AIM OF THE TASK →
Write out the listing, please, but only from its first line through the line containing "let yTicks = [0.3, 0.4, 0.5, 0.6, 0.7]", exactly as given and without pictures.
-- Begin GIVEN MATERIAL --
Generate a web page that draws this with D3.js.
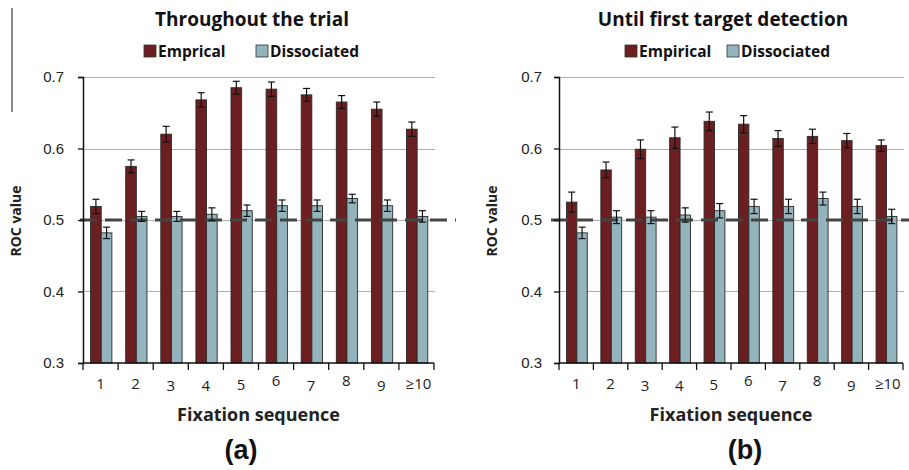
<!DOCTYPE html>
<html>
<head>
<meta charset="utf-8">
<style>
  body { margin: 0; background: #fff; }
  svg { display: block; font-family: "Open Sans", "Lato", sans-serif; }
  .grid line { stroke: #b0b0b0; stroke-width: 1; }
  .ylab text { font-size: 15px; fill: #222; }
  .xlab text { font-size: 15px; fill: #222; }
</style>
</head>
<body>
<svg width="909" height="470"></svg>
<script src="https://d3js.org/d3.v7.min.js"></script>
<script>
// categories on the x axis
let categories = ["1", "2", "3", "4", "5", "6", "7", "8", "9", "\u226510"]
let yTicks = [0.3, 0.4, 0.5, 0.6, 0.7]

// (a) throughout the trial
let empA = [0.519, 0.575, 0.620, 0.668, 0.685, 0.683, 0.675, 0.665, 0.655, 0.627]
let empAErr = [0.010, 0.009, 0.011, 0.010, 0.009, 0.010, 0.009, 0.009, 0.010, 0.010]
let dissA = [0.482, 0.505, 0.505, 0.508, 0.513, 0.520, 0.520, 0.530, 0.520, 0.505]
let dissAErr = [0.008, 0.007, 0.007, 0.009, 0.008, 0.008, 0.008, 0.006, 0.008, 0.008]

// (b) until first target detection
let empB = [0.525, 0.570, 0.599, 0.615, 0.638, 0.634, 0.614, 0.617, 0.611, 0.604]
let empBErr = [0.014, 0.011, 0.013, 0.015, 0.013, 0.012, 0.011, 0.010, 0.010, 0.008]
let dissB = [0.482, 0.504, 0.504, 0.507, 0.513, 0.519, 0.519, 0.530, 0.519, 0.505]
let dissBErr = [0.008, 0.009, 0.009, 0.010, 0.010, 0.010, 0.010, 0.009, 0.010, 0.010]

let colEmp = "#6b1f20"
let colDiss = "#93b4bc"

let svg = d3.select("svg")

// stray frame line at the far left
svg.append("line").attr("x1", 12).attr("x2", 12).attr("y1", 8).attr("y2", 112)
    .attr("stroke", "#111").attr("stroke-width", 1)

function drawPanel(p) {
    let g = svg.append("g")

    let x = d3.scaleBand().domain(categories).range([p.left, p.right]).padding(0)
    let sub = d3.scaleBand().domain(["emp", "diss"]).range([0, x.bandwidth()])
        .paddingInner(0).paddingOuter(0.65).align(0.55)
    let y = d3.scaleLinear().domain([0.3, 0.7]).range([363, 77])

    // gridlines
    g.append("g").attr("class", "grid")
        .selectAll("line").data(yTicks.slice(1)).join("line")
        .attr("x1", p.left).attr("x2", p.right + 1)
        .attr("y1", d => Math.round(y(d)) + 0.5).attr("y2", d => Math.round(y(d)) + 0.5)

    let rows = categories.map((c, i) => ({
        c: c, emp: p.emp[i], empErr: p.empErr[i], diss: p.diss[i], dissErr: p.dissErr[i]
    }))

    let series = [
        {key: "emp", color: colEmp},
        {key: "diss", color: colDiss}
    ]

    series.forEach(s => {
        g.append("g").selectAll("rect").data(rows).join("rect")
            .attr("x", d => x(d.c) + sub(s.key))
            .attr("width", sub.bandwidth())
            .attr("y", d => y(d[s.key]))
            .attr("height", d => y(0.3) - y(d[s.key]))
            .attr("fill", s.color)
            .attr("stroke", "#2a2a2a")
            .attr("stroke-width", 0.9)
    })

    // reference line at chance level
    g.append("line")
        .attr("x1", p.dashFrom).attr("x2", p.dashTo)
        .attr("y1", y(0.5)).attr("y2", y(0.5))
        .attr("stroke", "#444").attr("stroke-width", 3)
        .attr("stroke-dasharray", "17,8")

    // error bars
    series.forEach(s => {
        let eb = g.append("g").selectAll("g").data(rows).join("g")
            .attr("transform", d => `translate(${x(d.c) + sub(s.key) + sub.bandwidth() / 2},0)`)
            .attr("stroke", "#111").attr("stroke-width", 1.2)
        eb.append("line")
            .attr("y1", d => y(d[s.key] - d[s.key + "Err"]))
            .attr("y2", d => y(d[s.key] + d[s.key + "Err"]))
        eb.append("line").attr("x1", -3.5).attr("x2", 3.5)
            .attr("y1", d => y(d[s.key] + d[s.key + "Err"]))
            .attr("y2", d => y(d[s.key] + d[s.key + "Err"]))
        eb.append("line").attr("x1", -3.5).attr("x2", 3.5)
            .attr("y1", d => y(d[s.key] - d[s.key + "Err"]))
            .attr("y2", d => y(d[s.key] - d[s.key + "Err"]))
    })

    // y axis
    let yAxis = g.append("g").attr("class", "ylab")
        .attr("transform", `translate(${p.left},0)`)
        .call(d3.axisLeft(y).tickValues(yTicks).tickSize(5).tickPadding(p.tickPad).tickFormat(d3.format(".1f")))
    yAxis.select(".domain").attr("stroke", "#111").attr("stroke-width", 1.5)
    yAxis.selectAll(".tick line").attr("stroke", "#111").attr("stroke-width", 1.3)

    // x axis: ticks at band edges
    let xg = g.append("g").attr("transform", `translate(0,${y(0.3)})`)
    xg.append("line").attr("x1", p.left).attr("x2", p.right)
        .attr("stroke", "#111").attr("stroke-width", 1.5)
    let edges = categories.map(c => x(c)).concat([p.right])
    xg.selectAll(".edge").data(edges).join("line")
        .attr("x1", d => d).attr("x2", d => d).attr("y1", 0).attr("y2", 7)
        .attr("stroke", "#111").attr("stroke-width", 1.3)
    let labelShift = [0, 0, 2, 2, 1, -3, 2, -3, 2, 0]
    xg.append("g").attr("class", "xlab").selectAll("text").data(categories).join("text")
        .attr("x", d => x(d) + x.bandwidth() / 2 + (d === "\u226510" ? 2 : 0))
        .attr("y", (d, i) => 26 + labelShift[i])
        .attr("text-anchor", "middle")
        .text(d => d)

    // titles
    let midX = (p.left + p.right) / 2
    g.append("text").attr("x", p.titleX).attr("y", 26)
        .attr("text-anchor", "middle").attr("font-size", 19).attr("font-weight", "bold")
        .attr("fill", "#111").text(p.title)
    g.append("text").attr("x", midX).attr("y", 421)
        .attr("text-anchor", "middle").attr("font-size", 18).attr("font-weight", "bold")
        .attr("fill", "#222").text("Fixation sequence")
    g.append("text")
        .attr("transform", `translate(${p.left - 62},221) rotate(-90)`)
        .attr("text-anchor", "middle").attr("font-size", 14).attr("font-weight", "bold")
        .attr("fill", "#222").text("ROC value")
    g.append("text").attr("x", p.panelX).attr("y", 459)
        .attr("text-anchor", "middle").attr("font-size", 27).attr("font-weight", "bold")
        .style("font-family", "'Liberation Sans', Arial, sans-serif")
        .attr("fill", "#111").text(p.panel)

    // legend
    let leg = g.append("g")
    p.legend.forEach((l, i) => {
        leg.append("rect").attr("x", l.x).attr("y", 45).attr("width", 12).attr("height", 12)
            .attr("fill", i === 0 ? colEmp : colDiss).attr("stroke", "#333").attr("stroke-width", 0.8)
        leg.append("text").attr("x", l.x + 14).attr("y", 57)
            .attr("font-size", 15.5).attr("font-weight", "bold").attr("fill", "#111").text(l.name)
    })
}

drawPanel({
    left: 83, right: 434, dashFrom: 80, dashTo: 456, tickPad: 14,
    emp: empA, empErr: empAErr, diss: dissA, dissErr: dissAErr,
    title: "Throughout the trial", titleX: 252, panel: "(a)", panelX: 241,
    legend: [{x: 144, name: "Emprical"}, {x: 256, name: "Dissociated"}]
})

drawPanel({
    left: 559, right: 903, dashFrom: 551, dashTo: 909, tickPad: 12,
    emp: empB, empErr: empBErr, diss: dissB, dissErr: dissBErr,
    title: "Until first target detection", titleX: 723, panel: "(b)", panelX: 745,
    legend: [{x: 625, name: "Empirical"}, {x: 727, name: "Dissociated"}]
})
</script>
</body>
</html>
-- End GIVEN MATERIAL --
EXERCISE RESPONSE →
Generate a web page that draws this with D3.js.
<!DOCTYPE html>
<html>
<head>
<meta charset="utf-8">
<style>
  body { margin: 0; background: #fff; }
  svg { display: block; font-family: "Open Sans", "Lato", sans-serif; }
  .grid line { stroke: #b0b0b0; stroke-width: 1; }
  .ylab text { font-size: 15px; fill: #222; }
  .xlab text { font-size: 15px; fill: #222; }
</style>
</head>
<body>
<svg width="909" height="470"></svg>
<script src="https://d3js.org/d3.v7.min.js"></script>
<script>
// categories on the x axis
let categories = ["1", "2", "3", "4", "5", "6", "7", "8", "9", "\u226510"]
let yTicks = [0.3, 0.4, 0.5, 0.6, 0.7]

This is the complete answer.